He is right about some things. The crusade is not in the interest of the US. Iraqis are united in opposing invasion and occupation by a horde of brutes.

But he is wrong when he says that this condition came about as a result of the Abu Ghraib photos. And he is wrong when he says that the problem can be solved by shifting the gunmen to one or more nearby “bases” where they will remain poised, guns trained, coiled like a python ready to strike. That may be freedom from occupation in the eyes of Americans, but no one should deceive themselves that the populations of the target region will have the same view.

Murtha has a lot of company in this notion that somehow what the US corporate media shows the American public is the problem.
Out of sight, out of mind, say some. Just take the whole thing underground, make it a “covert” crusade. By far the most popular suggestion for better crusade management (not specifically mentioned by Murtha, but loudly championed by others: outsource the wetwork. Rent some expendables from whichever “leader” is the biggest dollaho and watch those “US casualties” taper off.

I will be the first to acknowledge that doing that would have a dramatic effect on US public opinion. No one can deny that media reports of war crimes, graft and profiteering have impacted mainstream Americans, and inspired some questioning of their country’s policies.

Granted, the internet and other advances in technology present new challenges to keeping covert operations covert, but the US controls the internet, and can merely shut it down in countries where it conducts its covert operations, and undertake similar measures to restrict use of cell and satellite phones and other communications to US operatives and selected in-country collaborators.

And it would certainly be possible to crack down on US media, make sure that Mr. and Mrs. America see nothing but Rendonews, and any reports of US activities are confined to local, far away newspapers that are not even in English.

Just like the doings at the Ghraib, and the details of the Fallujah massacre were originally. Just unreliable reports from terrorist propaganda organs. And just like most of what the US does outside its borders still is. The policy implementation depicted in the Abu Ghraib photos may have been news to Murtha, but it was not news to the victims and their families and friends.

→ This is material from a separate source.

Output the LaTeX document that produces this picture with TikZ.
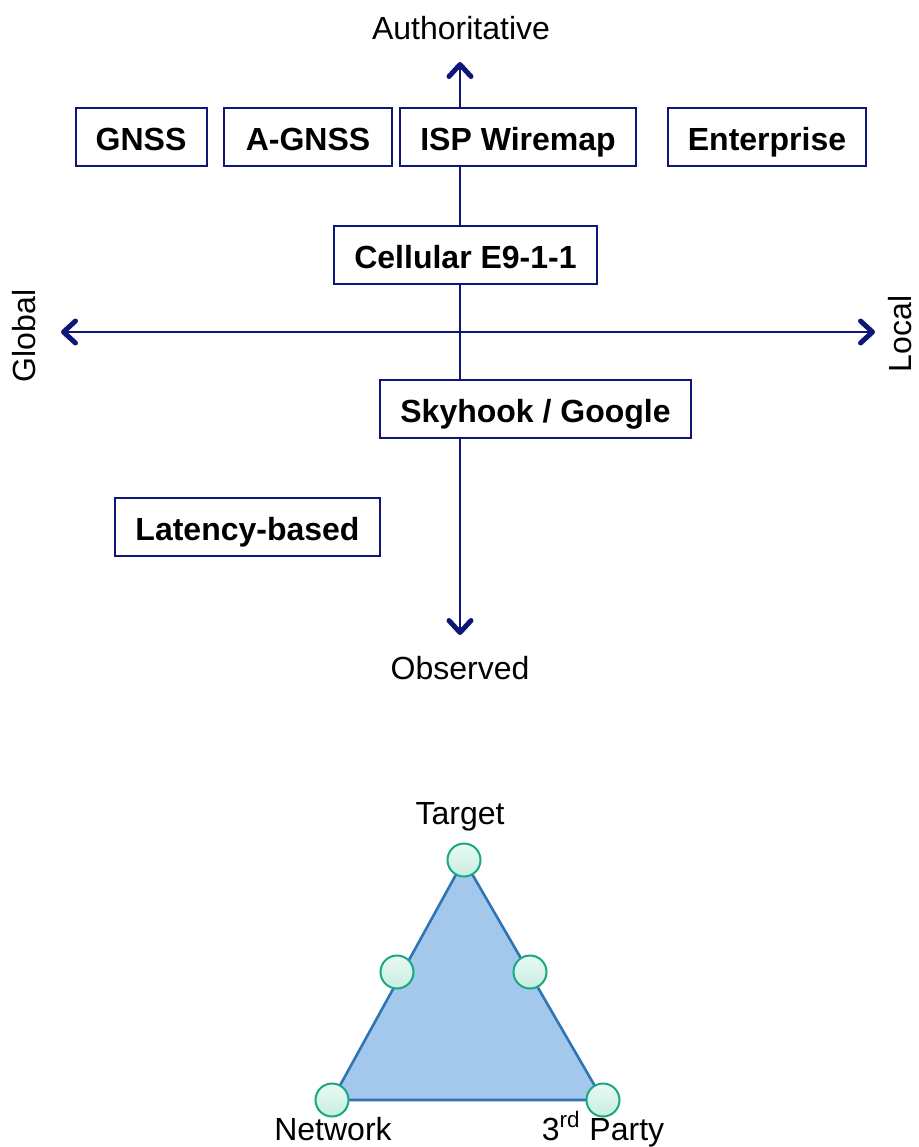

I guess you could make the argument that under the circumstances, it doesn’t matter much. The corporations are going to do what they are going to do, regardless of what the American people want. There is still plenty of money to be made from the crusade, and it is not likely that any of the entities who are making all that money are going to say, well I guess we will just forfeit that next billion or so, because some of the public saw some pictures of melted children on a website and heard a disgruntled ex-employee of somebody on a television program.

Regardless of all the political shenanigans, regardless of all the internecine beltway feuding and jockeying and backbiting and airblowing, and regardless of whether it is televised or Pentagon-briefed or published in the Washington Post, American tax dollars are going to continue funding the slaughter of Iraqis, and the stuffing of the pockets of war profiteers, and the threat to the safety and security of ordinary Americans that all that entails will continue to march apace.

Keeping it all out of the press and on the down low might provide, no, it definitely will provide an immeasurable amount of psychological comfort to a sizeable percentage of the American public.

However, the thoughtful should keep in mind that simply because CNN or WaPo does not report it, and therefore the mainstream US public does not know of it, that does not change the larger reality, and it is that reality that determines the safety of Americans, not the doings of politicians and media companies.

The questioning, the debate, such as it is, that takes place among mainstream Americans about how best to impose US will on the oil producing region may be a perception problem, from Washington’s point of view.

However, from the point of view of the victims, it is not a perception problem, but a reality of military aggression problem, a colonialism problem, a murder and maiming and kidnapping and torture problem.

And it is in the hands of those victims, and their surviving friends and family, as well their neighbors in the region, that US has chosen to place the security of American citizens, and the future of American children.